# tractor supply greenhouse



## golkayakiad (Mar 15, 2012)

was looking at tractor supply web site and they have a small walk in green house that are on clearance for 9.99 i was surfing youtube and thats where i found the TS greenhouse guy in video said he paid near 50.00 i cant find and in store around my area maybe you will have luck.


----------



## Meadowlark (Jul 19, 2008)

golkayakiad,

Can you post a link to the one you are talking about?

Here is one I've been looking at for $20. It appears to meet all of my requirements.

TSC will ship to any store you choose for no extra charge.

http://www.tractorsupply.com/en/store/groundworkreg%3B-greenhouse-5-1-4-ft-h


----------



## Wordsaw (Apr 17, 2013)

Meadowlark said:


> golkayakiad,
> 
> Can you post a link to the one you are talking about?
> 
> ...


I got one of those last year from Harbor Freight. The plastic cover is now completely rotted. Not bad for the price, if you only plan to use it for one season.


----------



## monkeyman1 (Dec 30, 2007)

Meadowlark said:


> golkayakiad,
> 
> Can you post a link to the one you are talking about?
> 
> ...


We have a couple of these. They held up surprisingly well for us.
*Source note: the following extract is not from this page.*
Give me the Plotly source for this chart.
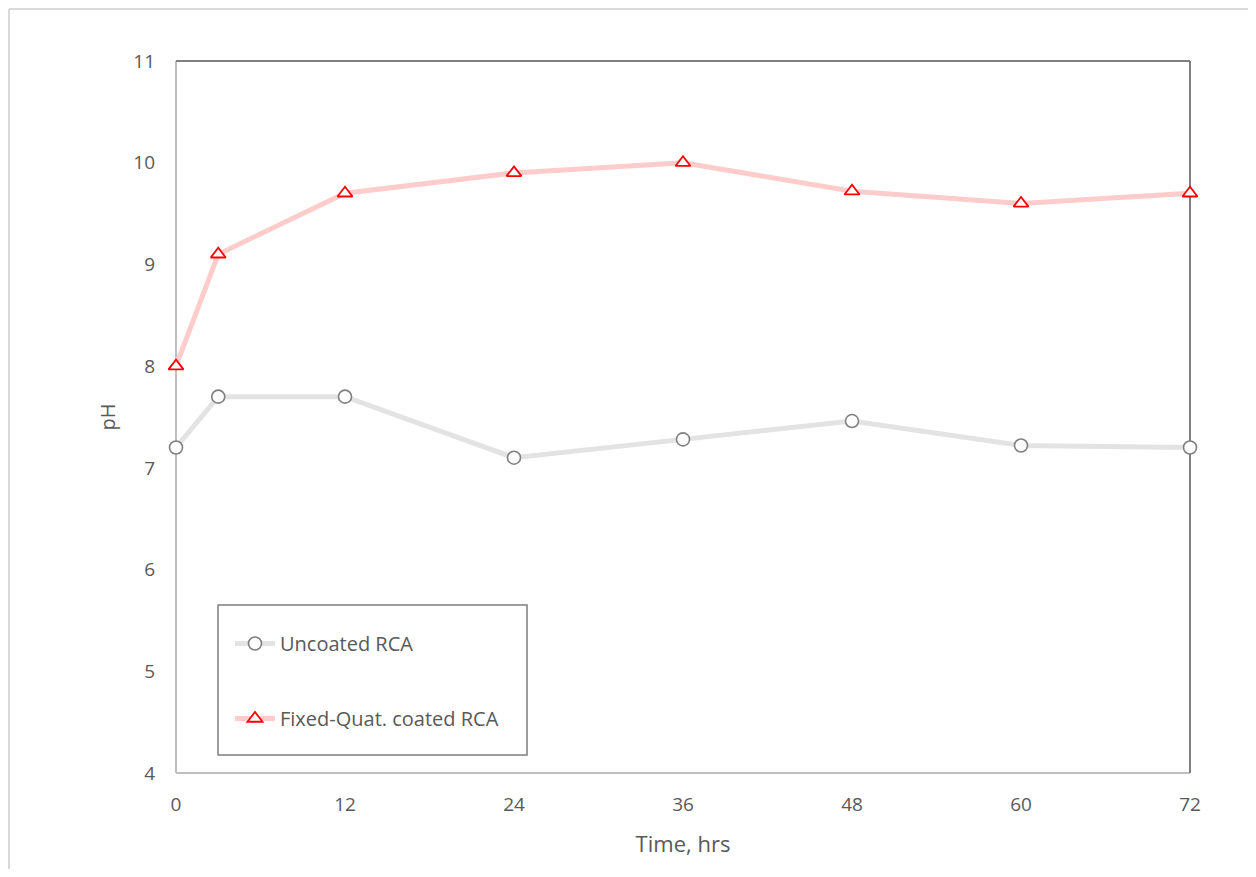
import plotly.graph_objects as go

time_hrs = [0, 3, 12, 24, 36, 48, 60, 72]
uncoated_ph = [7.2, 7.7, 7.7, 7.1, 7.28, 7.46, 7.22, 7.2]
coated_ph = [8.0, 9.1, 9.7, 9.9, 10.0, 9.72, 9.6, 9.7]
x_ticks = [0, 12, 24, 36, 48, 60, 72]
y_ticks = [4, 5, 6, 7, 8, 9, 10, 11]

FONT = "Open Sans, Liberation Sans, sans-serif"
TXT = "#595959"

# figure is placed 8px in from the page corner (body margin)
W, H = 1240, 861
L, R, T, B = 168, 58, 53, 96
PW, PH = W - L - R, H - T - B


def px(x):  # page pixel x -> paper
    return (x - 8 - L) / PW


def py(y):  # page pixel y -> paper
    return (H - B - (y - 8)) / PH


fig = go.Figure()
fig.add_trace(go.Scatter(
    x=time_hrs, y=uncoated_ph, name="Uncoated RCA", mode="lines+markers",
    legendgroup="a",
    line=dict(color="#e3e3e3", width=5),
    marker=dict(symbol="circle", size=13, color="white",
                line=dict(color="#7f7f7f", width=1.6)),
    cliponaxis=False,
))
fig.add_trace(go.Scatter(
    x=time_hrs, y=coated_ph, name="Fixed-Quat. coated RCA", mode="lines+markers",
    legendgroup="b",
    line=dict(color="#ffcccc", width=5),
    marker=dict(symbol="triangle-up", size=13, color="white",
                line=dict(color="#ff0000", width=1.8)),
    cliponaxis=False,
))

fig.update_layout(
    width=W, height=H,
    margin=dict(l=L, r=R, t=T, b=B),
    paper_bgcolor="white", plot_bgcolor="white",
    font=dict(family=FONT, color=TXT, size=18),
    showlegend=True,
    legend=dict(
        x=px(230), y=py(624), xanchor="left", yanchor="top",
        borderwidth=0, bgcolor="rgba(0,0,0,0)",
        font=dict(size=20, color=TXT, family=FONT),
        tracegroupgap=46, itemwidth=40,
    ),
    xaxis=dict(
        range=[0, 72], tickvals=x_ticks, ticks="", showgrid=False, zeroline=False,
        showline=False, tickfont=dict(size=19, color=TXT),
        ticklabelstandoff=18,
        title=dict(text="Time, hrs", font=dict(size=22, color=TXT), standoff=20),
        layer="below traces",
    ),
    yaxis=dict(
        range=[4, 11], tickvals=y_ticks, ticks="", showgrid=False, zeroline=False,
        showline=False, tickfont=dict(size=19, color=TXT),
        ticklabelstandoff=20,
        title=dict(text="pH", font=dict(size=20, color=TXT), standoff=12),
        layer="below traces",
    ),
    shapes=[
        # frame: left & bottom light grey, top & right darker
        dict(type="line", xref="paper", yref="paper", x0=0, x1=0, y0=0, y1=1,
             line=dict(color="#bfbfbf", width=2), layer="below"),
        dict(type="line", xref="paper", yref="paper", x0=0, x1=1, y0=0, y1=0,
             line=dict(color="#bfbfbf", width=2), layer="below"),
        dict(type="line", xref="paper", yref="paper", x0=0, x1=1, y0=1, y1=1,
             line=dict(color="#7f7f7f", width=2), layer="below"),
        dict(type="line", xref="paper", yref="paper", x0=1, x1=1, y0=0, y1=1,
             line=dict(color="#7f7f7f", width=2), layer="below"),
        # legend frame
        dict(type="rect", xref="paper", yref="paper",
             x0=px(218), x1=px(527), y0=py(755), y1=py(605),
             line=dict(color="#7f7f7f", width=1.5), fillcolor="white", layer="below"),
        # outer chart border (top and left)
        dict(type="line", xref="paper", yref="paper",
             x0=px(9), x1=px(1300), y0=py(9), y1=py(9),
             line=dict(color="#d9d9d9", width=2)),
        dict(type="line", xref="paper", yref="paper",
             x0=px(9), x1=px(9), y0=py(9), y1=py(900),
             line=dict(color="#d9d9d9", width=2)),
    ],
)

fig.write_html("out.html")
I've not seen a walk-in GH for $20.


----------



## golkayakiad (Mar 15, 2012)

I found two in port lavaca and had a co worker pick me up one and he got one for him self 

I will try and post a link 

the SKU # is 1043670 

hurry and find some i would advise going there in person i called the Victoria tractor s and they flat out lied to me the clerk told me there was two and then put a manager on the line and he told me there were none i called back and talked to a different manager and she told me sorry i just saw we sold our last two a hour ago.


----------



## golkayakiad (Mar 15, 2012)

http://www.tractorsupply.com/en/store/groundworkreg%3B-greenhouse-6-1-2-ft-h#.VK20tnX7ts


----------



## Meadowlark (Jul 19, 2008)

Great info...thanks. Looks like my closest store has sold out of them...but the Lufkin store has them.


----------



## peckerwood (Jun 9, 2012)

My neighbors have been putting up a greenhouse about that size.The clear plastic sheeting is already full of holes after this last norther blew in.Looks good enough I'd put better covering on after going to the trouble of putting it up.May not be the same one ya'll are talking about,but the timing is right to be the one on sale.


----------